Percoco found guilty on some counts

Former Cuomo aide found not guilty of extortion and conspiracy to commit extortion
Joseph Percoco, center, a former top aide to Gov. Andrew Cuomo, is seen with his attorney on Tuesday.
PHOTOGRAPHER:
Joseph Percoco, center, a former top aide to Gov. Andrew Cuomo, is seen with his attorney on Tuesday.

NEW YORK — Joseph Percoco, a former top aide to Gov. Andrew M. Cuomo, was found guilty Tuesday of conspiracy to commit honest services wire fraud and solicitation of bribes, a rebuke of Albany’s murky backroom dealings that were laid bare during the nearly eight-week trial.

Federal prosecutors had accused Percoco, the governor’s former executive deputy secretary and a longtime confidant, of accepting more than $300,000 in bribes from three executives from two companies with state business.

Jurors in U.S. District Court in Manhattan found Percoco not guilty of extortion and conspiracy to commit extortion. And it could not reach a verdict on two counts against one of Percoco’s co-defendants, an executive accused of bribing him in exchange for official actions.

At the height of his influence, Percoco, whom Cuomo had once described as his father’s “third son,” was known as the governor’s enforcer, responsible for everything from keeping lawmakers in line and intimidating Cuomo’s political rivals to making sure chairs and thermostats were in order for the governor’spublic appearances.

The trial painted an unflattering portrait of Percoco and more broadly of the inner workings of the state Capitol, one replete with expensive fishing trips, clubby nicknames and “magic phone calls” that could make or break multimillion-dollar contracts.

“Percoco sold out his vast power, he sold out his influence and he betrayed the people of New York,” a prosecutor, David Zhou, said in his closing arguments.

Much of the government’s narrative of the bribery schemes revolved around Todd R. Howe, a disgraced former lobbyist and longtime Albany insider, who prosecutors said engineered the bribes from the executives — Peter Galbraith Kelly Jr., who worked for a Maryland-based power company, and Steven Aiello and Joseph Gerardi, of a Syracuse-area development company — to Percoco.

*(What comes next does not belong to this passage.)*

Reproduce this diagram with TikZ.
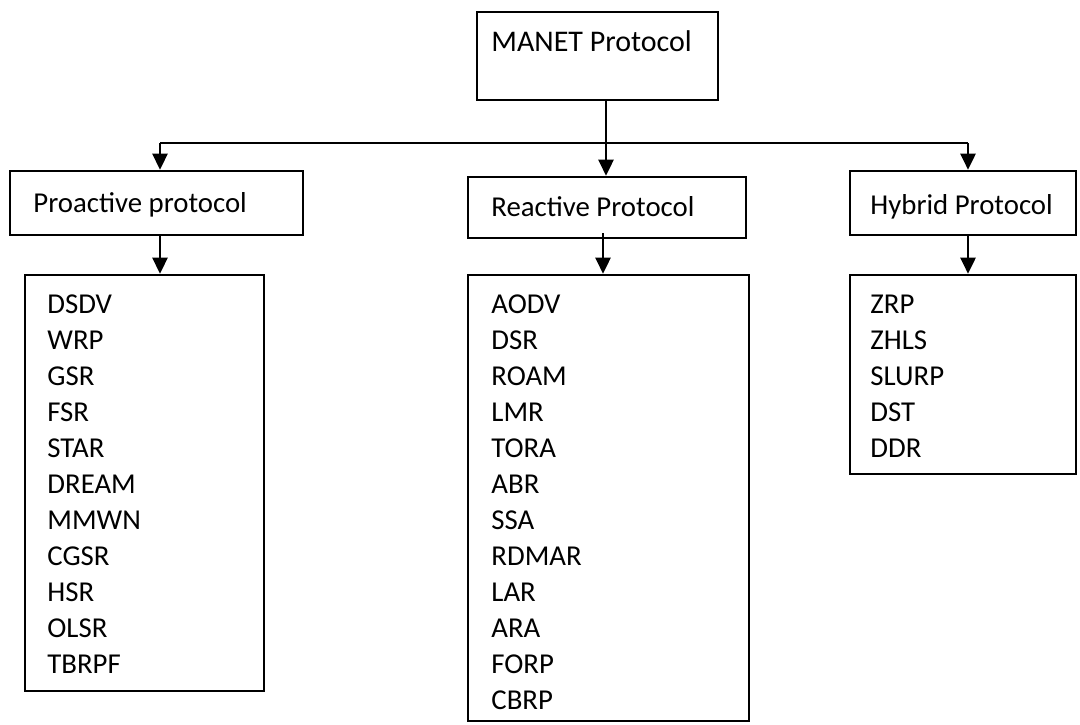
\documentclass[tikz,border=0pt]{standalone}
\usepackage{fontspec}
\setmainfont{Carlito}
\usetikzlibrary{arrows.meta,fit}
\begin{document}
\begin{tikzpicture}[x=0.5pt,y=-0.5pt,
  box/.style={draw, line width=1.3pt, inner sep=0pt},
  lbl/.style={anchor=base west, inner sep=0pt, font=\fontsize{14.4}{17}\selectfont},
  item/.style={lbl},
  link/.style={line width=1.3pt},
  arr/.style={line width=1.3pt, -{Triangle[length=8pt,width=7.5pt]}}]
\useasboundingbox (0,0) rectangle (1080,724);

% root
\node[box, fit={(477,12) (718,100)}] (root) {};
\node[lbl, font=\fontsize{15}{18}\selectfont] (rootT) at (491,51) {MANET Protocol};

% category boxes
\node[box, fit={(10,171) (303,235)}] (pro) {};
\node[lbl] (proT) at (33,212) {Proactive protocol};
\node[box, fit={(468,177) (746,238)}] (rea) {};
\node[lbl] (reaT) at (491,216) {Reactive Protocol};
\node[box, fit={(850,171) (1076,235)}] (hyb) {};
\node[lbl] (hybT) at (870,214) {Hybrid Protocol};

% protocol lists
\node[box, fit={(25,275) (264,691)}] (proL) {};
\node[box, fit={(468,275) (749,721)}] (reaL) {};
\node[box, fit={(850,275) (1076,474)}] (hybL) {};

\foreach \t [count=\i from 0] in {DSDV,WRP,GSR,FSR,STAR,DREAM,MMWN,CGSR,HSR,OLSR,TBRPF}
  \node[item] (pro\i) at (47,{313.5+36*\i}) {\t};
\foreach \t [count=\i from 0] in {AODV,DSR,ROAM,LMR,TORA,ABR,SSA,RDMAR,LAR,ARA,FORP,CBRP}
  \node[item] (rea\i) at (491,{313.5+36*\i}) {\t};
\foreach \t [count=\i from 0] in {ZRP,ZHLS,SLURP,DST,DDR}
  \node[item] (hyb\i) at (870,{313.5+36*\i}) {\t};

% connectors
\coordinate (J) at (606,143);
\coordinate (JL) at (160,143);
\coordinate (JR) at (968,143);
\coordinate (RX) at (603,0);

\draw[link] (root.south -| J) -- (J);
\draw[link] (JL) -- (JR);
\draw[arr] (JL) -- (pro.north -| JL);
\draw[arr] (J) -- (rea.north -| J);
\draw[arr] (JR) -- (hyb.north -| JR);

\draw[arr] (pro.south -| JL) -- (proL.north -| JL);
\draw[arr] ([yshift=3pt]rea.south -| RX) -- (reaL.north -| RX);
\draw[arr] (hyb.south -| JR) -- (hybL.north -| JR);
\end{tikzpicture}
\end{document}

Howe, who had pleaded guilty to eight felonies and was cooperating with prosecutors, described how Percoco helped the Syracuse company evade a costly union requirement on a development and wrangled a pay raise for Aiello’s son, who worked in state government. In return, Howe said, Percoco pressured the executives to help his wife land a low-show job with the power company or to funnel thousands of dollars a month in covert payments.